* **Description of the task**: Would you copy the records below, exactly and only from their first line through the line containing "spleen_hej_err = [1.5, 1.5, 0.4]", without any pictures?

* **A block of data**:
____

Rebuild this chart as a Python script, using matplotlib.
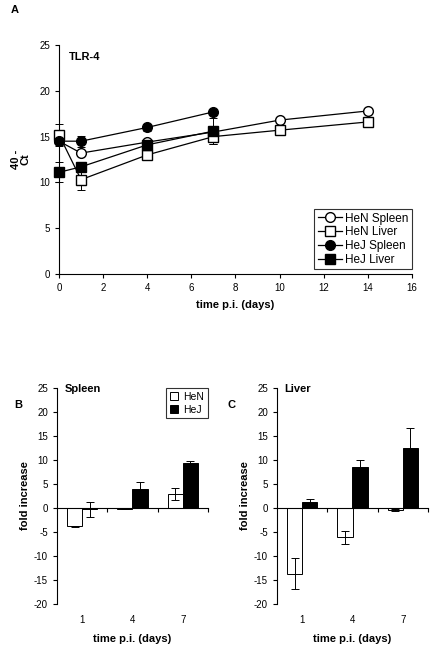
import numpy as np
import matplotlib
matplotlib.use("Agg")
import matplotlib.pyplot as plt
from matplotlib.transforms import blended_transform_factory

plt.rcParams['font.family'] = ['Liberation Sans', 'DejaVu Sans']
plt.rcParams['axes.unicode_minus'] = False

# #############################################################################
# Data

# panel A: TLR-4, 40 - Ct over time
days_spleen_hen = [0, 1, 4, 7, 10, 14]
hen_spleen = [14.5, 13.2, 14.4, 15.5, 16.8, 17.8]
hen_spleen_err = [0.3, 0.3, 0.3, 0.3, 0.2, 0.2]

days_liver_hen = [0, 1, 4, 7, 10, 14]
hen_liver = [15.2, 10.3, 13.0, 15.0, 15.7, 16.6]
hen_liver_err = [1.2, 1.1, 0.3, 0.8, 0.2, 0.2]

days_hej = [0, 1, 4, 7]
hej_spleen = [14.5, 14.5, 16.0, 17.7]
hej_spleen_err = [0.3, 0.6, 0.4, 0.3]
hej_liver = [11.1, 11.7, 14.1, 15.6]
hej_liver_err = [1.1, 0.5, 0.6, 1.4]

# panels B, C: fold increase
bar_days = ['1', '4', '7']
spleen_hen = [-3.8, -0.2, 2.9]
spleen_hen_err = [0.15, 0.1, 1.2]
spleen_hej = [-0.3, 3.9, 9.4]
spleen_hej_err = [1.5, 1.5, 0.4]

liver_hen = [-13.7, -6.1, -0.4]
liver_hen_err = [3.2, 1.3, 0.2]
liver_hej = [1.3, 8.5, 12.6]
liver_hej_err = [0.6, 1.4, 4.1]

# #############################################################################
# Plot

fig = plt.figure(figsize=(4.35, 6.47), dpi=100)

tick_fs = 7
lab_fs = 8

# ---- panel A
axA = fig.add_axes([59/435, 1 - 274/647, 353/435, 229/647])
series = [
    (days_spleen_hen, hen_spleen, hen_spleen_err, 'o', 'white', 'HeN Spleen'),
    (days_liver_hen, hen_liver, hen_liver_err, 's', 'white', 'HeN Liver'),
    (days_hej, hej_spleen, hej_spleen_err, 'o', 'black', 'HeJ Spleen'),
    (days_hej, hej_liver, hej_liver_err, 's', 'black', 'HeJ Liver'),
]
for x, y, e, m, fc, lab in series:
    # error bars first, then the line + marker (used for the legend)
    axA.errorbar(x, y, yerr=e, fmt='none', ecolor='black', elinewidth=0.7,
                 capsize=3, capthick=0.7, clip_on=False, zorder=2)
    axA.plot(x, y, '-' + m, color='black', mfc=fc, mec='black', ms=7, lw=0.9,
             label=lab, clip_on=False, zorder=3)

axA.set_xlim(0, 16)
axA.set_ylim(0, 25)
axA.set_xticks(range(0, 17, 2))
axA.set_yticks(range(0, 26, 5))
axA.tick_params(labelsize=tick_fs, length=3, width=0.8)
for s in ['top', 'right']:
    axA.spines[s].set_visible(False)
axA.set_xlabel('time p.i. (days)', fontsize=lab_fs, fontweight='bold', labelpad=5)
axA.set_ylabel('40 -\nCt', fontsize=lab_fs, fontweight='bold', labelpad=6,
               linespacing=1.0)
axA.text(0.027, 0.97, 'TLR-4', transform=axA.transAxes, fontsize=lab_fs,
         fontweight='bold', va='top')
legA = axA.legend(loc='lower right', fontsize=8.5, frameon=True, fancybox=False,
                  edgecolor='black', handlelength=2.0, handletextpad=0.3,
                  borderpad=0.3, labelspacing=0.15, borderaxespad=0.0,
                  bbox_to_anchor=(1.0, 0.02))
legA.get_frame().set_linewidth(0.8)
fig.text(11/435, 1 - 10/647, 'A', fontsize=8, fontweight='bold', va='center')


def bar_panel(ax, hen, hen_err, hej, hej_err, title, legend):
    x = np.arange(len(bar_days))
    w = 0.3
    ekw = dict(elinewidth=0.7, capthick=0.7)
    ax.bar(x - w/2, hen, w, yerr=hen_err, color='white', edgecolor='black',
           linewidth=0.7, capsize=3, error_kw=ekw, label='HeN', zorder=2)
    ax.bar(x + w/2, hej, w, yerr=hej_err, color='black', edgecolor='black',
           linewidth=0.7, capsize=3, error_kw=ekw, label='HeJ', zorder=2)
    ax.set_xlim(-0.5, len(bar_days) - 0.5)
    ax.set_ylim(-20, 25)
    ax.set_yticks(range(-20, 26, 5))
    ax.tick_params(axis='y', labelsize=tick_fs, length=3, width=0.8)
    for s in ['top', 'right']:
        ax.spines[s].set_visible(False)
    ax.spines['bottom'].set_position(('data', 0))
    ax.set_xticks(x + 0.5)
    ax.tick_params(axis='x', labelbottom=False, length=3, width=0.8)
    tr = blended_transform_factory(ax.transData, ax.transAxes)
    for xi, lab in zip(x, bar_days):
        ax.text(xi, -0.075, lab, transform=tr, ha='center', va='center',
                fontsize=tick_fs)
    ax.text(0.5, -0.16, 'time p.i. (days)', transform=ax.transAxes,
            ha='center', va='center', fontsize=lab_fs, fontweight='bold')
    ax.set_ylabel('fold increase', fontsize=lab_fs, fontweight='bold', labelpad=3)
    ax.text(0.05, 0.995, title, transform=ax.transAxes, fontsize=lab_fs,
            fontweight='bold', va='center')
    if legend:
        leg = ax.legend(loc='upper right', fontsize=7.5, frameon=True,
                        fancybox=False, edgecolor='black', handlelength=0.8,
                        handleheight=0.8, handletextpad=0.5, borderpad=0.35,
                        labelspacing=0.3, borderaxespad=0.0,
                        bbox_to_anchor=(1.0, 1.0))
        leg.get_frame().set_linewidth(0.8)


axB = fig.add_axes([57/435, 1 - 604/647, 151/435, 216/647])
bar_panel(axB, spleen_hen, spleen_hen_err, spleen_hej, spleen_hej_err,
          'Spleen', True)
fig.text(14/435, 1 - 405/647, 'B', fontsize=8, fontweight='bold', va='center')

axC = fig.add_axes([277/435, 1 - 604/647, 151/435, 216/647])
bar_panel(axC, liver_hen, liver_hen_err, liver_hej, liver_hej_err,
          'Liver', False)
fig.text(228/435, 1 - 405/647, 'C', fontsize=8, fontweight='bold', va='center')

fig.savefig('out.png', dpi=100)
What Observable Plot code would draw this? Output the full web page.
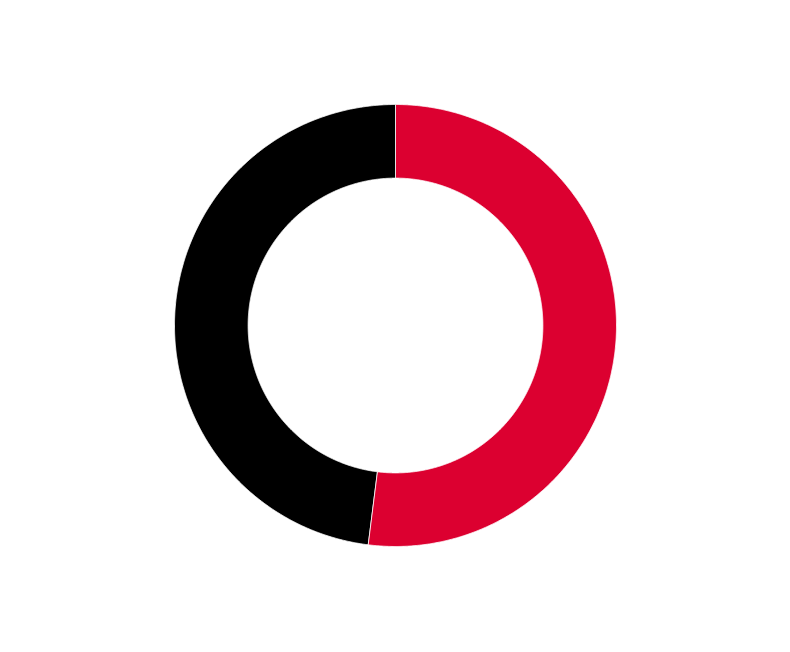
<!DOCTYPE html>
<html>
<head>
<meta charset="utf-8">
<script src="https://cdn.jsdelivr.net/npm/d3@7"></script>
<script src="https://cdn.jsdelivr.net/npm/@observablehq/plot@0.6"></script>
<style>
  html, body { margin: 0; padding: 0; background: #fff; }
  #chart svg { display: block; }
</style>
</head>
<body>
<div id="chart"></div>
<script>
const categories = ["A", "B"];
const values = [52, 48];
const colors = ["#dc0030", "#000000"];
const innerRatio = 0.667;

// Build ring-segment outlines from pie angles (geometry only)
const pie = d3.pie().sort(null).value(d => d.value)(categories.map((c, i) => ({category: c, value: values[i]})));
const outline = [];
for (const s of pie) {
  const n = Math.max(2, Math.ceil((s.endAngle - s.startAngle) / 0.005));
  for (let k = 0; k <= n; k++) {
    const a = s.startAngle + (s.endAngle - s.startAngle) * k / n;
    outline.push({category: s.data.category, x: Math.sin(a), y: Math.cos(a)});
  }
  for (let k = n; k >= 0; k--) {
    const a = s.startAngle + (s.endAngle - s.startAngle) * k / n;
    outline.push({category: s.data.category, x: innerRatio * Math.sin(a), y: innerRatio * Math.cos(a)});
  }
}

const chart = Plot.plot({
  width: 790,
  height: 652,
  margin: 0,
  x: {domain: [-1, 1], range: [174, 616], axis: null},
  y: {domain: [-1, 1], range: [546, 104], axis: null},
  color: {domain: categories, range: colors},
  marks: [
    Plot.line(outline, {
      x: "x", y: "y", z: "category",
      fill: "category",
      stroke: "#ffffff",
      strokeWidth: 0.8,
      curve: "linear-closed"
    })
  ]
});
document.getElementById("chart").appendChild(chart);
</script>
</body>
</html>
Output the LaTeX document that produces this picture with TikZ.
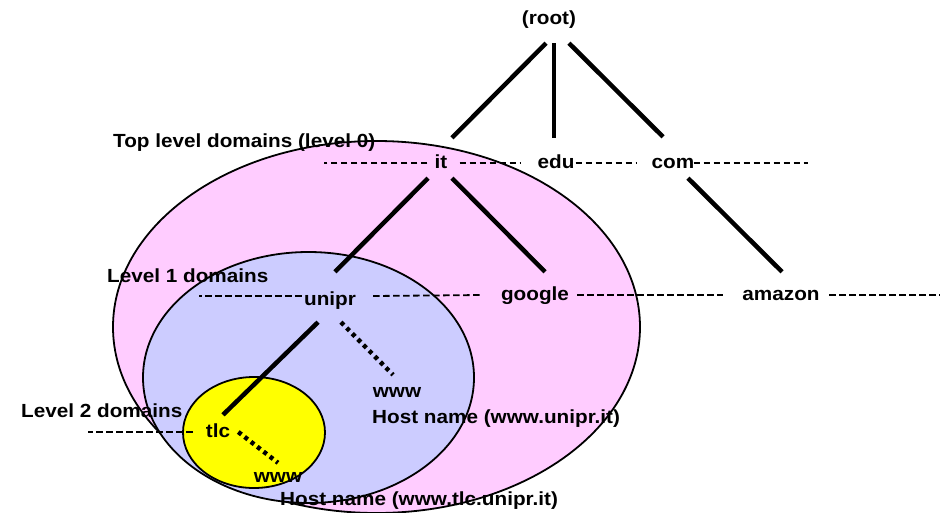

____

* **Output of the exercise**:
Rebuild this chart as a Python script, using matplotlib.
import numpy as np
import matplotlib
matplotlib.use("Agg")
import matplotlib.pyplot as plt
from matplotlib.transforms import blended_transform_factory

plt.rcParams['font.family'] = ['Liberation Sans', 'DejaVu Sans']
plt.rcParams['axes.unicode_minus'] = False

# #############################################################################
# Data

# panel A: TLR-4, 40 - Ct over time
days_spleen_hen = [0, 1, 4, 7, 10, 14]
hen_spleen = [14.5, 13.2, 14.4, 15.5, 16.8, 17.8]
hen_spleen_err = [0.3, 0.3, 0.3, 0.3, 0.2, 0.2]

days_liver_hen = [0, 1, 4, 7, 10, 14]
hen_liver = [15.2, 10.3, 13.0, 15.0, 15.7, 16.6]
hen_liver_err = [1.2, 1.1, 0.3, 0.8, 0.2, 0.2]

days_hej = [0, 1, 4, 7]
hej_spleen = [14.5, 14.5, 16.0, 17.7]
hej_spleen_err = [0.3, 0.6, 0.4, 0.3]
hej_liver = [11.1, 11.7, 14.1, 15.6]
hej_liver_err = [1.1, 0.5, 0.6, 1.4]

# panels B, C: fold increase
bar_days = ['1', '4', '7']
spleen_hen = [-3.8, -0.2, 2.9]
spleen_hen_err = [0.15, 0.1, 1.2]
spleen_hej = [-0.3, 3.9, 9.4]
spleen_hej_err = [1.5, 1.5, 0.4]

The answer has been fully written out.